Qu’est-ce qu’un « Livre d’artiste(s) » ? Quelles en sont les principales modalités ? Comment donner une définition à un mode d’expression plastique et graphique protéiforme ? Après avoir esquissé le contexte et la manière dont s’affirme le « Livre d’Artiste » — l’un des principaux lieux de réflexion des rapports entre l’image et le mot aux XXe et XXIe siècles —, on s’interrogera sur l’acuité et l’actualité de cette question à travers l’étude de plusieurs œuvres de l’extrême contemporain et en particulier celles qui questionnent les enjeux traditionnels du livre.
Ainsi le livre et la lecture, objets-processus d’un travail mené par Yann Sérandour depuis quelques années, sont tantôt une image-icône — image idéalisée d’un texte sacralisé, dont la sédimentation sera parasitée par l’artiste — ; tantôt une image-reliquat — image parcellaire de textes devenus des sensibles et des visibles dans la composition.

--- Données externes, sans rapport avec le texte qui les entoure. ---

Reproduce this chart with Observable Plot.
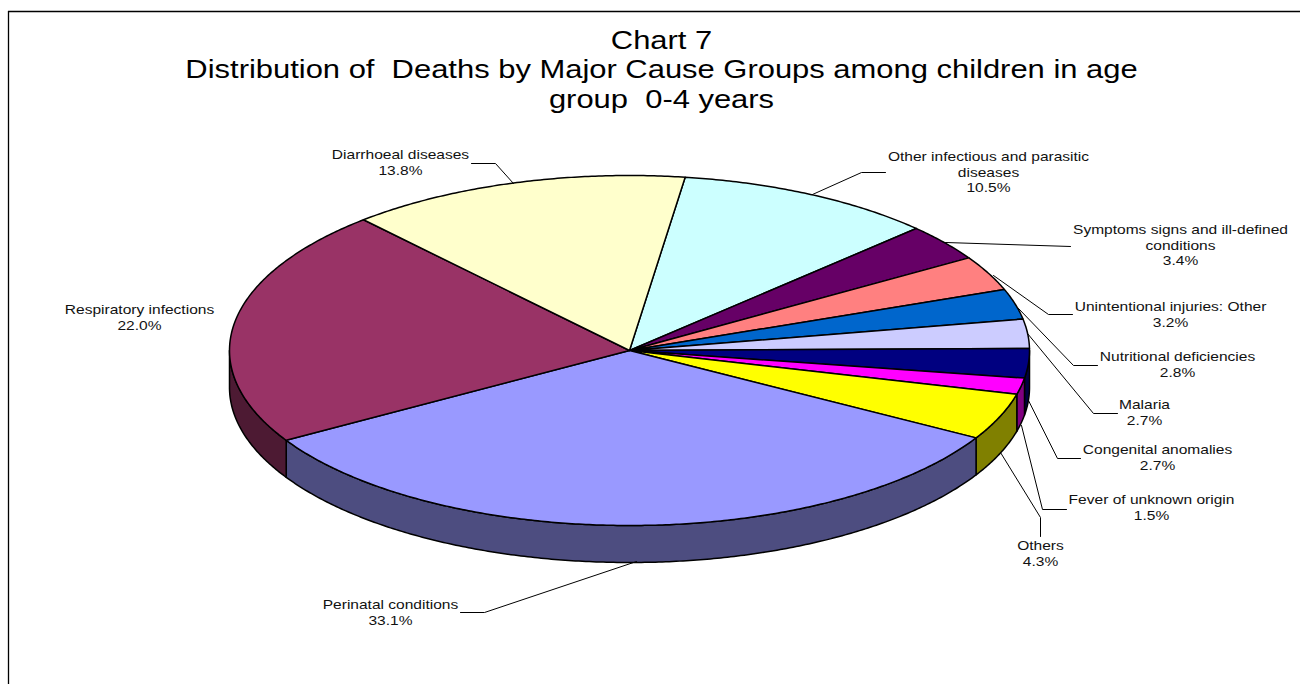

Dans Inside the White Cube, l’artiste reprend l’ouvrage référence de Brian O’Doherty, White Cube, sur l’art de la mise en espace des expositions pour en faire, plus qu’un texte palimpseste, une image réifiée en objet d’art.
Khalil Joreige et Joana Hadjithomas, quant à eux, construisent grâce au livre d’artistes Images Latentes – Journal d’un photographe un protocole particulièrement intéressant : cet ouvrage, qui ne raconte pas une histoire, témoigne de la mémoire fictive et dissolue d’un photographe libanais Abdallah Farah. Chaque chapitre, introduit par l’image d’une pellicule photographique jamais développée, est composé d’une série de textes brefs enserrés dans des cartouches à l’image de la pellicule. Pour autant ces textes ne sont pas des illustrations ou des ekphraseis des images non révélées entre 1997 et 2006 : ils créent cependant un espace tiers à partir duquel sonder « les images latentes » de manière non linéaire et non chronologique tout en invitant le lecteur à inventer sa propre modalité de lecture.